Pictures do not belong in your copy. Repeat all the other data exactly.

begin Data provided

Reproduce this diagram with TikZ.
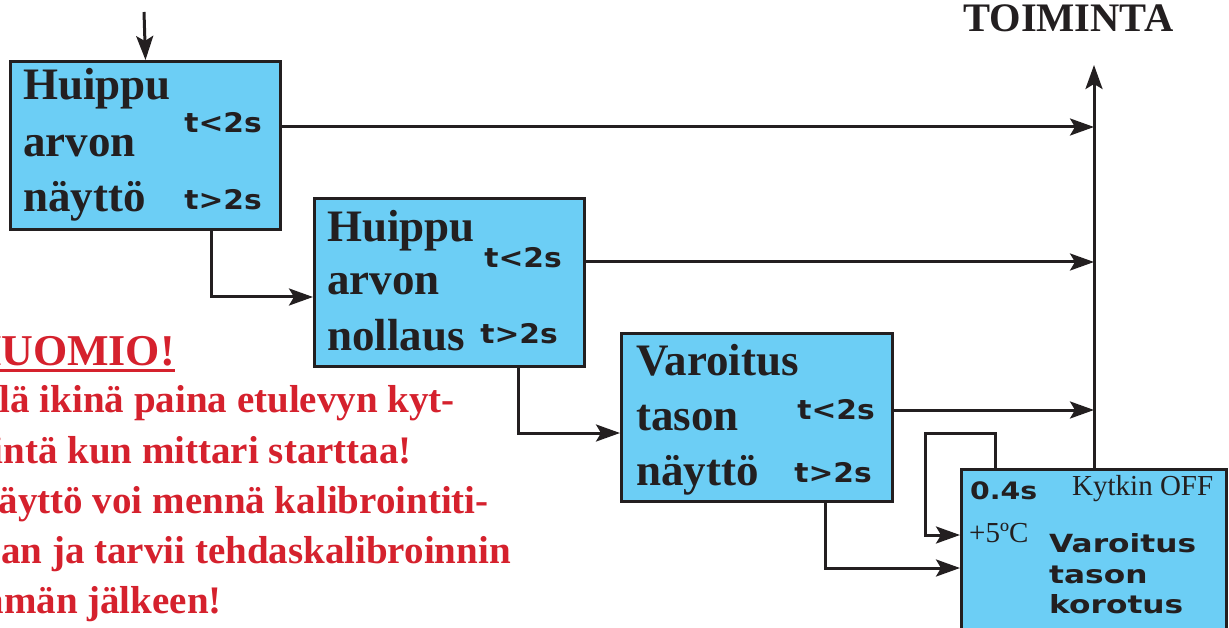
\documentclass[tikz,border=0pt]{standalone}
\usepackage{fontspec}
\setmainfont{Liberation Serif}
\newfontfamily\heavy{DejaVu Sans}[FakeStretch=1.1]
\newfontfamily\heavyz{DejaVu Sans}[FakeStretch=1.18]
\newfontfamily\wider{DejaVu Sans}[FakeStretch=1.25]
\usetikzlibrary{arrows.meta,calc}
\definecolor{boxblue}{RGB}{108,206,245}
\definecolor{ink}{RGB}{35,31,32}
\definecolor{warnred}{RGB}{213,33,45}
\tikzset{
  blk/.style={draw=ink, fill=boxblue, line width=3pt, rectangle, anchor=north west, inner sep=0pt},
  big/.style={font=\fontsize{45}{45}\selectfont\bfseries, text=ink, anchor=base west, inner sep=0pt},
  tlab/.style={font=\fontsize{27}{27}\selectfont\heavy\bfseries, text=ink, anchor=base east, inner sep=0pt},
  small/.style={font=\fontsize{29}{29}\selectfont, text=ink, anchor=base west, inner sep=0pt},
  wide/.style={font=\fontsize{25}{25}\selectfont\wider\bfseries, text=ink, anchor=base west, inner sep=0pt},
  conn/.style={draw=ink, line width=3pt},
  arr/.style={conn, -{Stealth[length=24pt,width=17pt,inset=5pt]}},
  warn/.style={font=\fontsize{39}{39}\selectfont\bfseries, text=warnred, anchor=base east, inner sep=0pt},
}
\begin{document}
\begin{tikzpicture}[x=1pt,y=-1pt]
\useasboundingbox (0,0) rectangle (1229,628);
\clip (0,0) rectangle (1229,628);

% boxes
\node[blk, minimum width=270pt, minimum height=168pt] (b1) at (9,60) {};
\node[blk, minimum width=270pt, minimum height=168pt] (b2) at (313,197) {};
\node[blk, minimum width=271pt, minimum height=168pt] (b3) at (620,332) {};
\node[blk, minimum width=265pt, minimum height=220pt] (b4) at (960,468) {};

% box 1 texts
\node[big] (b1a) at (23,100) {Huippu};
\node[big] (b1b) at (23,157) {arvon};
\node[big] (b1c) at (23,212) {näyttö};
\node[tlab] (b1s) at (262,133) {t<2s};
\node[tlab] (b1l) at (262,210) {t>2s};

% box 2 texts
\node[big] (b2a) at (327,242) {Huippu};
\node[big] (b2b) at (327,295) {arvon};
\node[big] (b2c) at (327,350) {nollaus};
\node[tlab] (b2s) at (562,268) {t<2s};
\node[tlab] (b2l) at (558,344) {t>2s};

% box 3 texts
\node[big] (b3a) at (636,375) {Varoitus};
\node[big] (b3b) at (636,430) {tason};
\node[big] (b3c) at (636,485) {näyttö};
\node[tlab] (b3s) at (875,419) {t<2s};
\node[tlab] (b3l) at (872,482) {t>2s};

% box 4 texts
\node[wide, font=\fontsize{24}{24}\selectfont\heavyz\bfseries] (b4t) at (970,499) {0.4s};
\node[small] (b4k) at (1072,495) {Kytkin OFF};
\node[small] (b4p) at (969,542) {+5ºC};
\node[wide] (b4a) at (1049,552) {Varoitus};
\node[wide] (b4b) at (1049,583) {tason};
\node[wide] (b4c) at (1049,613) {korotus};

% title
\node[font=\fontsize{40.5}{40.5}\selectfont\bfseries, text=ink, anchor=base west, inner sep=0pt] (toim) at (963,32) {TOIMINTA};

% warning text
\node[warn, font=\fontsize{44}{44}\selectfont\bfseries] (h) at (175,365) {HUOMIO!};
\draw[warnred, line width=3pt] ([yshift=-5pt]h.base west) -- ([yshift=-5pt]h.base east);
\node[warn] (w1) at (455,412) {Älä ikinä paina etulevyn kyt-};
\node[warn] (w2) at (412,463) {kintä kun mittari starttaa!};
\node[warn] (w3) at (489,513) {Näyttö voi mennä kalibrointiti-};
\node[warn] (w4) at (511,563) {laan ja tarvii tehdaskalibroinnin};
\node[warn] (w5) at (222,613) {tämän jälkeen!};

% connectors
\coordinate (start) at (144,12);
\coordinate (act) at (1094,65);
\draw[arr] (start) -- (b1.north);

\coordinate (o1) at ($(b1.north east)+(0,67)$);
\coordinate (o2) at ($(b2.north east)+(0,65)$);
\coordinate (o3) at ($(b3.north east)+(0,78)$);
\draw[arr] (o1) -- (o1 -| act);
\draw[arr] (o2) -- (o2 -| act);
\draw[arr] (o3) -- (o3 -| act);

\coordinate (d1) at ($(b1.south west)+(202,0)$);
\coordinate (e2) at ($(b2.north west)+(0,100)$);
\draw[arr] (d1) |- (e2);
\coordinate (d2) at ($(b2.south west)+(205,0)$);
\coordinate (e3) at ($(b3.north west)+(0,101)$);
\draw[arr] (d2) |- (e3);
\coordinate (d3) at ($(b3.south west)+(205,0)$);
\coordinate (e4) at ($(b4.north west)+(0,100)$);
\draw[arr] (d3) |- (e4);

\coordinate (lp0) at ($(b4.north west)+(35,0)$);
\coordinate (lp1) at (925,433);
\coordinate (lpe) at ($(b4.north west)+(0,67)$);
\draw[arr] (lp0) |- (lp1) |- (lpe);

\coordinate (up) at ($(b4.north west)+(134,0)$);
\draw[arr] (up) -- (up |- act);
\end{tikzpicture}
\end{document}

end Data provided

- [Solution for this task]:
Reproduce this diagram with TikZ.
\documentclass[tikz,border=0pt]{standalone}
\usepackage{fontspec}
\setmainfont{Liberation Serif}
\newfontfamily\heavy{DejaVu Sans}[FakeStretch=1.1]
\newfontfamily\heavyz{DejaVu Sans}[FakeStretch=1.18]
\newfontfamily\wider{DejaVu Sans}[FakeStretch=1.25]
\usetikzlibrary{arrows.meta,calc}
\definecolor{boxblue}{RGB}{108,206,245}
\definecolor{ink}{RGB}{35,31,32}
\definecolor{warnred}{RGB}{213,33,45}
\tikzset{
  blk/.style={draw=ink, fill=boxblue, line width=3pt, rectangle, anchor=north west, inner sep=0pt},
  big/.style={font=\fontsize{45}{45}\selectfont\bfseries, text=ink, anchor=base west, inner sep=0pt},
  tlab/.style={font=\fontsize{27}{27}\selectfont\heavy\bfseries, text=ink, anchor=base east, inner sep=0pt},
  small/.style={font=\fontsize{29}{29}\selectfont, text=ink, anchor=base west, inner sep=0pt},
  wide/.style={font=\fontsize{25}{25}\selectfont\wider\bfseries, text=ink, anchor=base west, inner sep=0pt},
  conn/.style={draw=ink, line width=3pt},
  arr/.style={conn, -{Stealth[length=24pt,width=17pt,inset=5pt]}},
  warn/.style={font=\fontsize{39}{39}\selectfont\bfseries, text=warnred, anchor=base east, inner sep=0pt},
}
\begin{document}
\begin{tikzpicture}[x=1pt,y=-1pt]
\useasboundingbox (0,0) rectangle (1229,628);
\clip (0,0) rectangle (1229,628);

% boxes
\node[blk, minimum width=270pt, minimum height=168pt] (b1) at (9,60) {};
\node[blk, minimum width=270pt, minimum height=168pt] (b2) at (313,197) {};
\node[blk, minimum width=271pt, minimum height=168pt] (b3) at (620,332) {};
\node[blk, minimum width=265pt, minimum height=220pt] (b4) at (960,468) {};

% box 1 texts
\node[big] (b1a) at (23,100) {Huippu};
\node[big] (b1b) at (23,157) {arvon};
\node[big] (b1c) at (23,212) {näyttö};
\node[tlab] (b1s) at (262,133) {t<2s};
\node[tlab] (b1l) at (262,210) {t>2s};

% box 2 texts
\node[big] (b2a) at (327,242) {Huippu};
\node[big] (b2b) at (327,295) {arvon};
\node[big] (b2c) at (327,350) {nollaus};
\node[tlab] (b2s) at (562,268) {t<2s};
\node[tlab] (b2l) at (558,344) {t>2s};

% box 3 texts
\node[big] (b3a) at (636,375) {Varoitus};
\node[big] (b3b) at (636,430) {tason};
\node[big] (b3c) at (636,485) {näyttö};
\node[tlab] (b3s) at (875,419) {t<2s};
\node[tlab] (b3l) at (872,482) {t>2s};

% box 4 texts
\node[wide, font=\fontsize{24}{24}\selectfont\heavyz\bfseries] (b4t) at (970,499) {0.4s};
\node[small] (b4k) at (1072,495) {Kytkin OFF};
\node[small] (b4p) at (969,542) {+5ºC};
\node[wide] (b4a) at (1049,552) {Varoitus};
\node[wide] (b4b) at (1049,583) {tason};
\node[wide] (b4c) at (1049,613) {korotus};

% title
\node[font=\fontsize{40.5}{40.5}\selectfont\bfseries, text=ink, anchor=base west, inner sep=0pt] (toim) at (963,32) {TOIMINTA};

% warning text
\node[warn, font=\fontsize{44}{44}\selectfont\bfseries] (h) at (175,365) {HUOMIO!};
\draw[warnred, line width=3pt] ([yshift=-5pt]h.base west) -- ([yshift=-5pt]h.base east);
\node[warn] (w1) at (455,412) {Älä ikinä paina etulevyn kyt-};
\node[warn] (w2) at (412,463) {kintä kun mittari starttaa!};
\node[warn] (w3) at (489,513) {Näyttö voi mennä kalibrointiti-};
\node[warn] (w4) at (511,563) {laan ja tarvii tehdaskalibroinnin};
\node[warn] (w5) at (222,613) {tämän jälkeen!};

% connectors
\coordinate (start) at (144,12);
\coordinate (act) at (1094,65);
\draw[arr] (start) -- (b1.north);

\coordinate (o1) at ($(b1.north east)+(0,67)$);
\coordinate (o2) at ($(b2.north east)+(0,65)$);
\coordinate (o3) at ($(b3.north east)+(0,78)$);
\draw[arr] (o1) -- (o1 -| act);
\draw[arr] (o2) -- (o2 -| act);
\draw[arr] (o3) -- (o3 -| act);

\coordinate (d1) at ($(b1.south west)+(202,0)$);
\coordinate (e2) at ($(b2.north west)+(0,100)$);
\draw[arr] (d1) |- (e2);
\coordinate (d2) at ($(b2.south west)+(205,0)$);
\coordinate (e3) at ($(b3.north west)+(0,101)$);
\draw[arr] (d2) |- (e3);
\coordinate (d3) at ($(b3.south west)+(205,0)$);
\coordinate (e4) at ($(b4.north west)+(0,100)$);
\draw[arr] (d3) |- (e4);

\coordinate (lp0) at ($(b4.north west)+(35,0)$);
\coordinate (lp1) at (925,433);
\coordinate (lpe) at ($(b4.north west)+(0,67)$);
\draw[arr] (lp0) |- (lp1) |- (lpe);

\coordinate (up) at ($(b4.north west)+(134,0)$);
\draw[arr] (up) -- (up |- act);
\end{tikzpicture}
\end{document}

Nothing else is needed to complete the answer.